[Exercise aim]
Starting at the first line of the listing below, repeat each line exactly until the line containing "(rc) at (830,0);", which you include. Leave out pictures.

[Available data]
[Begin]
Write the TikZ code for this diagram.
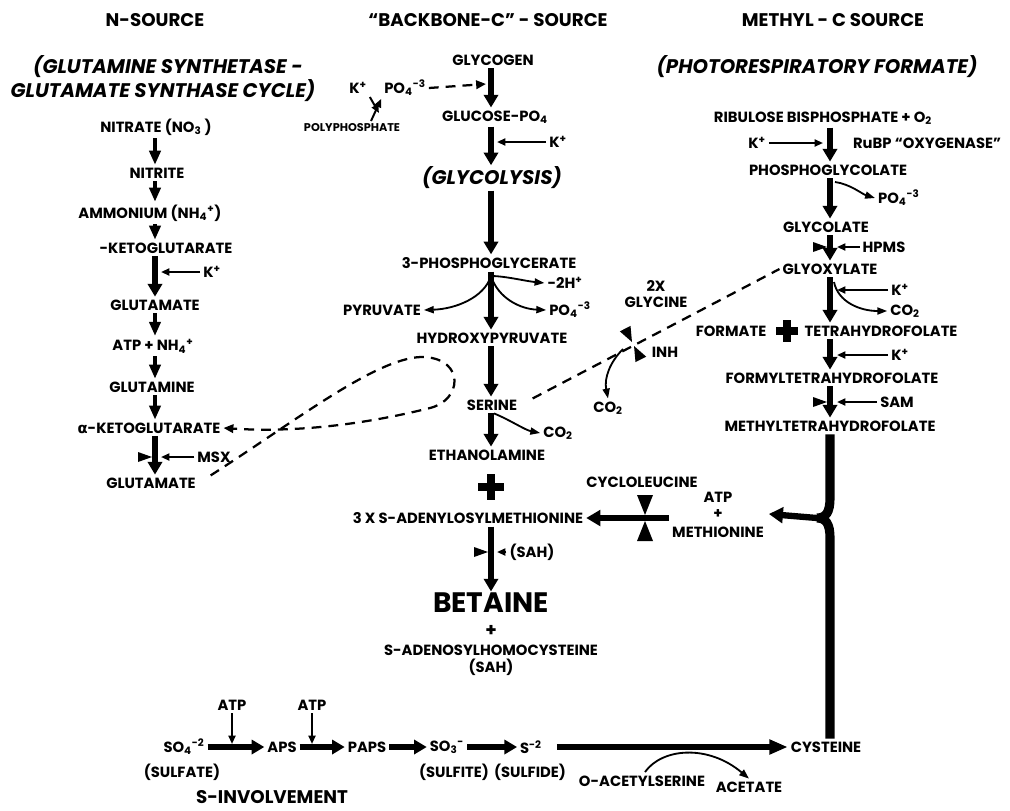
\documentclass[tikz,border=0pt]{standalone}
\usepackage{fontspec}
\setmainfont{Poppins}
\newfontfamily\greekfont{DejaVu Sans}
\usetikzlibrary{arrows.meta,calc,positioning}

\newcommand{\tickin}[1]{\fill (#1) ++(-17,-5) -- ++(0,10) -- ++(14,-5) -- cycle;}
\newcommand{\inhibmark}[3]{%
  \begin{scope}[shift={(#1)},rotate=#2,scale=#3]
    \fill (-8,-23) -- (8,-23) -- (0,-3) -- cycle;
    \fill (-8,23) -- (8,23) -- (0,3) -- cycle;
  \end{scope}}

\begin{document}
\begin{tikzpicture}[
    x=0.025cm,y=-0.025cm,
    lbl/.style     = {font=\bfseries\fontsize{10.5}{12}\selectfont,inner sep=2pt},
    tinylbl/.style = {font=\bfseries\fontsize{8}{9}\selectfont,inner sep=1pt},
    ttl/.style     = {font=\bfseries\fontsize{13}{15}\selectfont,inner sep=1pt},
    subttl/.style  = {font=\bfseries\itshape\fontsize{14}{16}\selectfont,inner sep=1pt},
    bigttl/.style  = {font=\bfseries\fontsize{20}{24}\selectfont,inner sep=1pt},
    narr/.style    = {line width=2.4pt,-{Triangle[length=10pt,width=8pt]}},
    carr/.style    = {line width=3.6pt,-{Triangle[length=9pt,width=10pt]}},
    kar/.style     = {line width=1.4pt,-{Triangle[length=6pt,width=5pt]}},
    curvarr/.style = {line width=1.3pt,-{Triangle[length=7pt,width=5pt]}},
    dashline/.style= {line width=1.6pt,dash pattern=on 7pt off 5pt},
    srow/.style    = {line width=4pt,-{Triangle[length=9pt,width=10pt]}},
    longarr/.style = {line width=4.5pt,-{Triangle[length=13pt,width=10pt]}},
    metharr/.style = {line width=4.5pt,-{Triangle[length=10pt,width=11pt]}},
    methbar/.style = {line width=6.5pt},
    plusbar/.style = {line width=5pt},
  ]
  \useasboundingbox (0,0) rectangle (1010,810);
  \coordinate (lc) at (155,0);
  \coordinate (mc) at (491,0);
  \coordinate (rc) at (830,0);

  % headings
  \node[ttl] (hn) at (155,20) {N-SOURCE};
  \node[ttl] (hb) at (488,20) {``BACKBONE-C'' - SOURCE};
  \node[ttl] (hm) at (833,20) {METHYL - C SOURCE};
  \node[subttl] (sna) at (168,67) {(GLUTAMINE SYNTHETASE -};
  \node[subttl] (snb) at (163,91) {GLUTAMATE SYNTHASE CYCLE)};
  \node[subttl] (sm) at (817,67) {(PHOTORESPIRATORY FORMATE)};

  % N source
  \node[lbl] (nitrate) at (156,127) {NITRATE (NO\textsubscript{3} )};
  \node[lbl] (nitrite) at (157,173) {NITRITE};
  \node[lbl] (ammon) at (150,213) {AMMONIUM (NH\textsubscript{4}\textsuperscript{+})};
  \node[lbl] (akga) at (166,248) {-KETOGLUTARATE};
  \node[lbl] (glua) at (155,305) {GLUTAMATE};
  \node[lbl] (atpnh) at (153,346) {ATP + NH\textsubscript{4}\textsuperscript{+}};
  \node[lbl] (gln) at (152,387) {GLUTAMINE};
  \node[lbl] (akgb) at (149,428) {{\greekfont α}-KETOGLUTARATE};
  \node[lbl] (glub) at (151,483) {GLUTAMATE};
  \node[lbl] (kn) at (212,272) {K\textsuperscript{+}};
  \node[lbl] (msx) at (214,457) {MSX};

  \foreach \a/\b in {nitrate/nitrite,nitrite/ammon,ammon/akga,glua/atpnh,atpnh/gln,gln/akgb}
    \draw[narr] (\a.south -| lc) -- (\b.north -| lc);
  \draw[carr] (akga.south -| lc) -- (glua.north -| lc);
  \draw[carr] (akgb.south -| lc) -- (glub.north -| lc);
  \draw[kar] (kn.west) -- ($(lc |- kn)+(6,0)$);
  \draw[kar] (msx.west) -- ($(lc |- msx)+(6,0)$);
  \tickin{lc |- msx}

  % backbone-C
  \node[lbl] (kp) at (358,88) {K\textsuperscript{+}};
  \node[lbl] (po4a) at (405,88) {PO\textsubscript{4}\textsuperscript{-3}};
  \node[tinylbl] (poly) at (352,128) {POLYPHOSPHATE};
  \node[lbl] (glycogen) at (493,60) {GLYCOGEN};
  \node[lbl] (g6p) at (495,117) {GLUCOSE-PO\textsubscript{4}};
  \node[lbl] (kg) at (558,142) {K\textsuperscript{+}};
  \node[subttl] (glycolysis) at (492,178) {(GLYCOLYSIS)};
  \node[lbl] (pga) at (489,263) {3-PHOSPHOGLYCERATE};
  \node[lbl] (htwo) at (565,283) {-2H\textsuperscript{+}};
  \node[lbl] (po4b) at (570,310) {PO\textsubscript{4}\textsuperscript{-3}};
  \node[lbl] (pyr) at (382,310) {PYRUVATE};
  \node[lbl] (hpyr) at (492,338) {HYDROXYPYRUVATE};
  \node[lbl] (ser) at (492,405) {SERINE};
  \node[lbl] (co2a) at (558,433) {CO\textsubscript{2}};
  \node[lbl] (etha) at (487,455) {ETHANOLAMINE};
  \node[lbl] (sam) at (468,518) {3 X S-ADENYLOSYLMETHIONINE};
  \node[lbl] (saha) at (532,552) {(SAH)};
  \node[bigttl] (betaine) at (491,603) {BETAINE};
  \node[ttl] (plusc) at (491,631) {+};
  \node[lbl] (sahc) at (491,650) {S-ADENOSYLHOMOCYSTEINE};
  \node[lbl] (sahb) at (491,667) {(SAH)};

  \coordinate (gjoin) at (486,84);
  \coordinate (vj) at (379,113);
  \coordinate (vs) at (371,121);
  \coordinate (pgb) at (491,276);
  \draw[kar] (kp.south east) -- (vj);
  \draw[kar] (vs) -- (po4a.south west);
  \draw[dashline,-{Triangle[length=7pt,width=6pt]}] (po4a.east) -- (gjoin);
  \draw[carr] (glycogen.south -| mc) -- (g6p.north -| mc);
  \draw[carr] (g6p.south -| mc) -- (glycolysis.north -| mc);
  \draw[carr] (glycolysis.south -| mc) -- (pga.north -| mc);
  \draw[carr] (pga.south -| mc) -- (hpyr.north -| mc);
  \draw[carr] (hpyr.south -| mc) -- (ser.north -| mc);
  \draw[carr] (ser.south -| mc) -- (etha.north -| mc);
  \draw[carr] (sam.south -| mc) -- (betaine.north -| mc);
  \draw[kar] (kg.west) -- ($(mc |- kg)+(6,0)$);
  \draw[kar] (saha.west) -- ($(mc |- saha)+(6,0)$);
  \tickin{mc |- saha}
  \draw[curvarr] (pgb) .. controls (505,276) and (525,281) .. (htwo.west);
  \draw[curvarr] (pgb) .. controls (498,298) and (520,309) .. (po4b.west);
  \draw[curvarr] (pgb) .. controls (484,298) and (455,309) .. (pyr.east);
  \draw[curvarr] ($(ser.south -| mc)+(3,0)$) .. controls (510,420) and (525,430) .. (co2a.west);
  \draw[plusbar] (478,487) -- (504,487) (491,474) -- (491,500);

  % glycine branch
  \node[lbl,align=center] (glycine) at (656,294) {2X\\GLYCINE};
  \coordinate (inh) at (633,344);
  \node[lbl] (inhl) at (665,352) {INH};
  \node[lbl] (co2b) at (608,408) {CO\textsubscript{2}};
  \inhibmark{inh}{27}{0.75}
  \draw[curvarr] ($(inh)+(-10,5)$) .. controls (610,362) and (604,378) .. (co2b.north);

  % methyl-C source
  \node[lbl] (ribu) at (823,118) {RIBULOSE BISPHOSPHATE + O\textsubscript{2}};
  \node[lbl] (kr) at (757,143) {K\textsuperscript{+}};
  \node[lbl,anchor=west] (rubp) at (850,143) {RuBP ``OXYGENASE''};
  \node[lbl] (pgly) at (828,170) {PHOSPHOGLYCOLATE};
  \node[lbl,anchor=west] (po4c) at (875,198) {PO\textsubscript{4}\textsuperscript{-3}};
  \node[lbl] (glyc) at (826,227) {GLYCOLATE};
  \node[lbl] (hpms) at (884,247) {HPMS};
  \node[lbl] (glyox) at (830,269) {GLYOXYLATE};
  \node[lbl] (krb) at (900,290) {K\textsuperscript{+}};
  \node[lbl] (co2c) at (905,311) {CO\textsubscript{2}};
  \node[lbl] (formate) at (731,331) {FORMATE};
  \node[lbl] (thf) at (881,331) {TETRAHYDROFOLATE};
  \node[lbl] (krc) at (900,355) {K\textsuperscript{+}};
  \node[lbl] (fthf) at (832,378) {FORMYLTETRAHYDROFOLATE};
  \node[lbl] (samr) at (897,402) {SAM};
  \node[lbl] (mthf) at (830,426) {METHYLTETRAHYDROFOLATE};

  \draw[carr] (ribu.south -| rc) -- (pgly.north -| rc);
  \draw[carr] (pgly.south -| rc) -- (glyc.north -| rc);
  \draw[carr] (glyc.south -| rc) -- (glyox.north -| rc);
  \draw[carr] (glyox.south -| rc) -- (thf.north -| rc);
  \draw[carr] (thf.south -| rc) -- (fthf.north -| rc);
  \draw[carr] (fthf.south -| rc) -- (mthf.north -| rc);
  \draw[kar] (kr.east) -- ($(rc |- kr)+(-7,0)$);
  \draw[kar] (hpms.west) -- ($(rc |- hpms)+(7,0)$);
  \tickin{rc |- hpms}
  \draw[kar] (krb.west) -- ($(rc |- krb)+(7,0)$);
  \draw[kar] (krc.west) -- ($(rc |- krc)+(7,0)$);
  \draw[kar] (samr.west) -- ($(rc |- samr)+(7,0)$);
  \tickin{rc |- samr}
  \draw[curvarr] (835,182) .. controls (850,184) and (862,194) .. (po4c.west);
  \draw[curvarr] (834,282) .. controls (838,302) and (860,311) .. (co2c.west);
  \draw[plusbar] (776,331) -- (798,331) (787,320) -- (787,342);

  % serine / glutamate links
  \draw[dashline,shorten <=10pt] (ser.east) -- (glyox.west);
  \draw[dashline,shorten <=10pt,-{Triangle[length=7pt,width=6pt]}] (glub.east)
      .. controls (300,418) and (380,355) .. (425,357)
      .. controls (465,360) and (462,400) .. (430,408)
      .. controls (370,423) and (300,433) .. (akgb.east);

  % methionine
  \node[lbl] (cyclo) at (642,482) {CYCLOLEUCINE};
  \node[lbl] (atpm) at (718,497) {ATP};
  \node[lbl] (plusm) at (718,514) {+};
  \node[lbl] (meth) at (718,532) {METHIONINE};
  \coordinate (cyc) at (645,518);
  \coordinate (cusp) at (817,518);
  \draw[metharr] (meth.west |- sam) -- (sam.east);
  \inhibmark{cyc}{0}{1}

  % sulfur
  \node[lbl] (so4) at (184,747) {SO\textsubscript{4}\textsuperscript{-2}};
  \node[lbl] (sulfate) at (182,772) {(SULFATE)};
  \node[lbl] (atpa) at (232,705) {ATP};
  \node[lbl] (aps) at (282,747) {APS};
  \node[lbl] (atpb) at (312,705) {ATP};
  \node[lbl] (paps) at (367,747) {PAPS};
  \node[lbl] (so3) at (447,747) {SO\textsubscript{3}\textsuperscript{-}};
  \node[lbl] (sulfite) at (454,772) {(SULFITE)};
  \node[lbl] (stwo) at (531,747) {S\textsuperscript{-2}};
  \node[lbl] (sulfide) at (530,772) {(SULFIDE)};
  \node[lbl] (cyst) at (826,747) {CYSTEINE};
  \node[lbl] (oacs) at (642,781) {O-ACETYLSERINE};
  \node[lbl] (acet) at (749,787) {ACETATE};
  \node[ttl] (sinv) at (272,797) {S-INVOLVEMENT};

  \foreach \a/\b in {so4/aps,aps/paps,paps/so3,so3/stwo}
    \draw[srow] (\a.east |- aps) -- (\b.west |- aps);
  \draw[kar] (atpa.south) -- ($(atpa |- aps)+(0,-3)$);
  \draw[kar] (atpb.south) -- ($(atpb |- aps)+(0,-3)$);
  \draw[longarr] ($(stwo.east |- aps)+(12,0)$) -- (cyst.west);
  \draw[curvarr] (645,772) .. controls (662,748) and (708,744) .. (acet.north);

  % methyl bar into cysteine
  \draw[methbar] (mthf.south -| rc) -- (830,498) .. controls (830,512) and (826,518) .. (cusp)
      .. controls (826,518) and (830,524) .. (830,538) -- (cyst.north -| rc);
  \draw[metharr] (cusp) -- ($(meth.east |- plusm)+(2,0)$);

\end{tikzpicture}
\end{document}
[End]
[Answer]
Write the TikZ code for this diagram.
\documentclass[tikz,border=0pt]{standalone}
\usepackage{fontspec}
\setmainfont{Poppins}
\newfontfamily\greekfont{DejaVu Sans}
\usetikzlibrary{arrows.meta,calc,positioning}

\newcommand{\tickin}[1]{\fill (#1) ++(-17,-5) -- ++(0,10) -- ++(14,-5) -- cycle;}
\newcommand{\inhibmark}[3]{%
  \begin{scope}[shift={(#1)},rotate=#2,scale=#3]
    \fill (-8,-23) -- (8,-23) -- (0,-3) -- cycle;
    \fill (-8,23) -- (8,23) -- (0,3) -- cycle;
  \end{scope}}

\begin{document}
\begin{tikzpicture}[
    x=0.025cm,y=-0.025cm,
    lbl/.style     = {font=\bfseries\fontsize{10.5}{12}\selectfont,inner sep=2pt},
    tinylbl/.style = {font=\bfseries\fontsize{8}{9}\selectfont,inner sep=1pt},
    ttl/.style     = {font=\bfseries\fontsize{13}{15}\selectfont,inner sep=1pt},
    subttl/.style  = {font=\bfseries\itshape\fontsize{14}{16}\selectfont,inner sep=1pt},
    bigttl/.style  = {font=\bfseries\fontsize{20}{24}\selectfont,inner sep=1pt},
    narr/.style    = {line width=2.4pt,-{Triangle[length=10pt,width=8pt]}},
    carr/.style    = {line width=3.6pt,-{Triangle[length=9pt,width=10pt]}},
    kar/.style     = {line width=1.4pt,-{Triangle[length=6pt,width=5pt]}},
    curvarr/.style = {line width=1.3pt,-{Triangle[length=7pt,width=5pt]}},
    dashline/.style= {line width=1.6pt,dash pattern=on 7pt off 5pt},
    srow/.style    = {line width=4pt,-{Triangle[length=9pt,width=10pt]}},
    longarr/.style = {line width=4.5pt,-{Triangle[length=13pt,width=10pt]}},
    metharr/.style = {line width=4.5pt,-{Triangle[length=10pt,width=11pt]}},
    methbar/.style = {line width=6.5pt},
    plusbar/.style = {line width=5pt},
  ]
  \useasboundingbox (0,0) rectangle (1010,810);
  \coordinate (lc) at (155,0);
  \coordinate (mc) at (491,0);
  \coordinate (rc) at (830,0);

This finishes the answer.